In this line of thinking, we understand that a small business does not need a board of directors; and any other business that has a large enough structure could have a board of directors, and yet it does not. The board of directors should not be a conflictual instrument, although it is clearly defined in the company’s bylaws, it should be a body that should allow any enterprise not only to operate smoothly, but also to integrate it into it. At the administrative level, the company cannot have several executive heads since we know that, in practice, it has directors with delegated power who act on a daily basis to ensure its success and continuity.
In this context, we replace the theme board of directors with general board of directors. As we said at the beginning, the GBoD consists of the general administration and the supervisory board. The last notion is not entirely new, since in Germany, the problem of the board of directors has already been raised and the supervisory board has already been pronounced. However, we have compensated for the shortcomings to allow this concept to be general. The enterprise’s general board of directors, by definition, is the aggregated administrative body established by the chief executive officer or the majority shareholder or the majority partner or the owner of the company and having a dual mission, that of directing and supervising the enterprise, and which must lead the latter on the path to success and sustainability.
The general administration, then, plays an active role while the supervisory board plays a passive role. The supervisory board works hand in hand with the general administration in terms of advice and control and cannot, under any circumstances, be an executive body that can commit the enterprise to any matter. The supervisory board may be made up of natural and/or legal persons – consultants, consulting firms, agencies, etc. – and must have a secretary whose tasks are data collection from the executive board, coordination, etc. ; the functions of the enterprise’s supervisory board must be defined in advance in the enterprise’s bylaws and must be simple and concise as far as possible. The supervisory board has a fiduciary duty to the chief executive officer or the majority shareholder or the majority partner or the owner or the shareholders or partners.
In the case of an enterprise that does not have a majority shareholder or partner, it must appoint or choose, at the general meeting, a person to perform this position. The supervisory board is in the passive if it is composed of resource people who have permanent seats, but it is in the acute passive if it is composed only of representatives of the shareholders or partners. In fact, the supervisory board, by definition, is the fiduciary body responsible for overseeing the actions, as the case may be, the performance and development of the enterprise on the one hand and providing advice to the general administration and/or the executive board on the other. The enterprise’s supervisory board can make recommendations, can participate in the development of the enterprise’s objectives, etc., but it should not be a decision-making body.

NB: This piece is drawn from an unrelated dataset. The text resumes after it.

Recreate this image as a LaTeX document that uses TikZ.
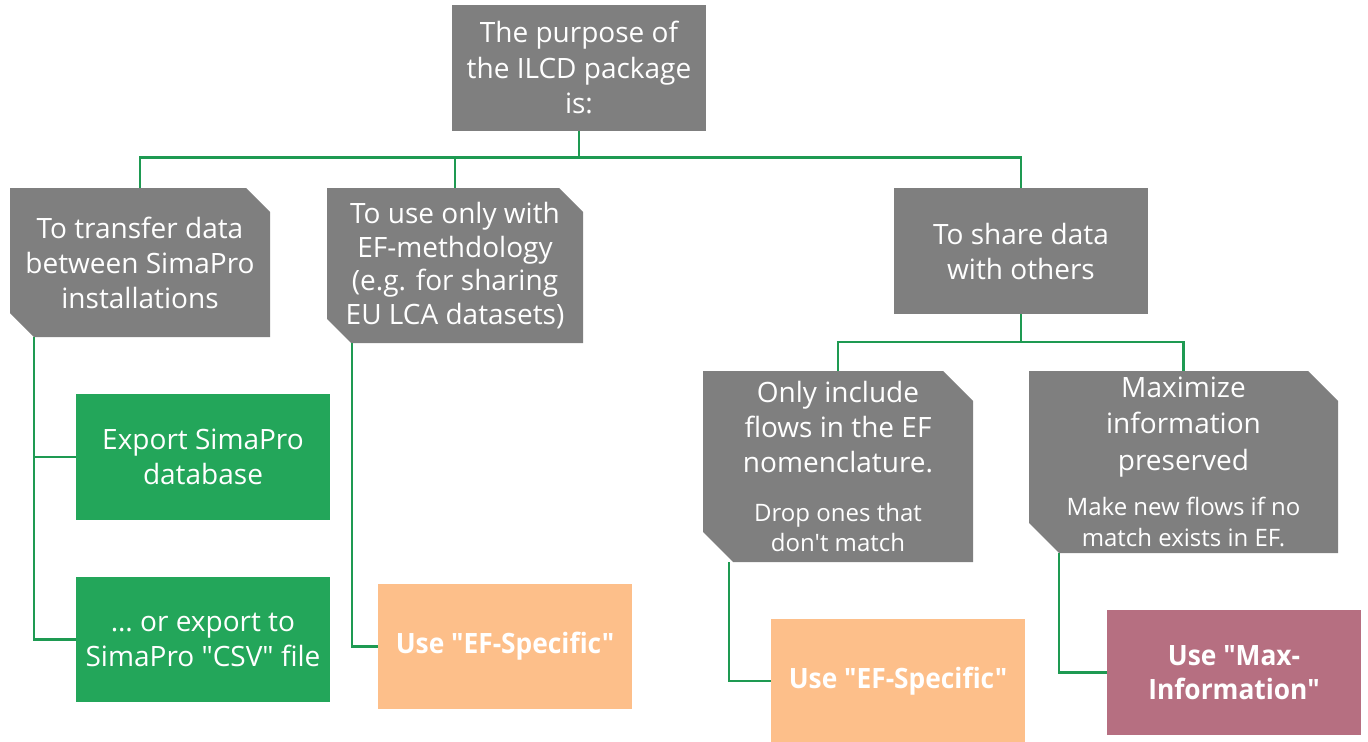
\documentclass[tikz,border=0pt]{standalone}
\usepackage{fontspec}
\setmainfont{Open Sans}[Ligatures=TeXOff]
\newfontfamily\condbf[FakeStretch=0.94]{Open Sans}
\usetikzlibrary{backgrounds}
\definecolor{boxgrey}{HTML}{7F7F7F}
\definecolor{boxgreen}{HTML}{23A65A}
\definecolor{boxorange}{HTML}{FDBF8A}
\definecolor{boxmauve}{HTML}{B66F81}
\definecolor{linegreen}{HTML}{1E9A52}
\newcommand\snipfill[3]{%
  \fill[#2] (#1.north west) -- ([xshift=-#3*0.75pt]#1.north east) -- ([yshift=-#3*0.75pt]#1.north east)
    -- (#1.south east) -- ([xshift=#3*0.75pt]#1.south west) -- ([yshift=#3*0.75pt]#1.south west) -- cycle;}
\newcommand\smalltxt{\fontsize{18}{22.5}\selectfont}
\tikzset{
  base/.style={inner sep=0pt, outer sep=0pt, align=center, text=white, font=\fontsize{21}{26.25}\selectfont},
  greybox/.style={base},
  plainbox/.style={base, fill=boxgrey},
  greenbox/.style={base, fill=boxgreen, minimum width=254*0.75pt, minimum height=126*0.75pt},
  orangebox/.style={base, fill=boxorange, minimum width=254*0.75pt, minimum height=125*0.75pt, font=\condbf\bfseries\fontsize{21}{26.25}\selectfont},
  mauvebox/.style={base, fill=boxmauve, minimum width=254*0.75pt, minimum height=125*0.75pt, font=\condbf\bfseries\fontsize{21}{25}\selectfont},
  conn/.style={draw=linegreen, line width=1.8pt},
}
\begin{document}
\begin{tikzpicture}[x=0.75pt, y=-0.75pt]
\useasboundingbox (0,0) rectangle (1368,742);
% top
\node[plainbox, minimum width=254*0.75pt, minimum height=124*0.75pt, font=\fontsize{21}{26.6}\selectfont] (top) at (579,67.5)
  {The purpose of\\the ILCD package\\is:};
% second level
\node[greybox, minimum width=260*0.75pt, minimum height=149*0.75pt] (b1) at (140,262.5)
  {To transfer data\\between SimaPro\\installations};
\node[greybox, minimum width=256*0.75pt, minimum height=155*0.75pt, font=\fontsize{21}{25.3}\selectfont] (b2) at (455,265.5)
  {To use only with\\EF-methdology\\(e.g. for sharing\\EU LCA datasets)};
\node[plainbox, minimum width=254*0.75pt, minimum height=126*0.75pt] (b3) at (1021,251)
  {To share data\\with others};
% third level
\node[greybox, minimum width=270*0.75pt, minimum height=191*0.75pt] (b4) at (838,466.5)
  {Only include\\flows in the EF\\nomenclature.\\[10pt]\smalltxt Drop ones that\\[-3.75pt]\smalltxt don't match};
\node[greybox, minimum width=309*0.75pt, minimum height=182*0.75pt, font=\fontsize{21}{27.2}\selectfont] (b5) at (1183.5,462)
  {Maximize\\information\\preserved\\[7pt]\smalltxt Make new flows if no\\[-4.2pt]\smalltxt match exists in EF.};
% leaves
\node[greenbox] (g1) at (203,457) {Export SimaPro\\database};
\node[greenbox, minimum height=125*0.75pt] (g2) at (203,639.5) {\dots\ or export to\\SimaPro "CSV" file};
\node[orangebox] (o1) at (505,646.5) {Use "EF-Specific"};
\node[orangebox, minimum height=124*0.75pt] (o2) at (898,681) {Use "EF-Specific"};
\node[mauvebox] (m1) at (1234,672.5) {Use "Max-\\Information"};
\begin{pgfonlayer}{background}
  \fill[boxgrey] (top.north west) rectangle ([yshift=-1.5*0.75pt]top.south east);
  \snipfill{b1}{boxgrey}{24}
  \snipfill{b2}{boxgrey}{24}
  \snipfill{b4}{boxgrey}{30}
  \snipfill{b5}{boxgrey}{30}
\end{pgfonlayer}
% connectors
\draw[conn] ([yshift=-1.5*0.75pt]top.south) -- ++(0,26.5) -| (b1.north);
\draw[conn] ([yshift=-1.5*0.75pt]top.south) -- ++(0,26.5) -| (b2.north);
\draw[conn] ([yshift=-1.5*0.75pt]top.south) -- ++(0,26.5) -| (b3.north);
\draw[conn] (b3.south) -- ++(0,28) -| (b4.north);
\draw[conn] (b3.south) -- ++(0,28) -| (b5.north);
\draw[conn] ([xshift=24*0.75pt]b1.south west) |- (g1.west);
\draw[conn] ([xshift=24*0.75pt]b1.south west) |- (g2.west);
\draw[conn] ([xshift=25*0.75pt]b2.south west) |- (o1.west);
\draw[conn] ([xshift=26*0.75pt]b4.south west) |- (o2.west);
\draw[conn] ([xshift=30*0.75pt]b5.south west) |- (m1.west);
\end{tikzpicture}
\end{document}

In short, we are not removing the theme of the board of directors, but we have analysed it and reformulated it under the concept of the executive board. The executive board of the enterprise, by definition, is all the executives or directors instituted by the general administration and who have delegated power to help it manage the enterprise with a view to its smooth running and concrete results. In fact, the executive board is composed of the general administration and all of its executives or directors. They manage the day-to-day operations of the enterprise.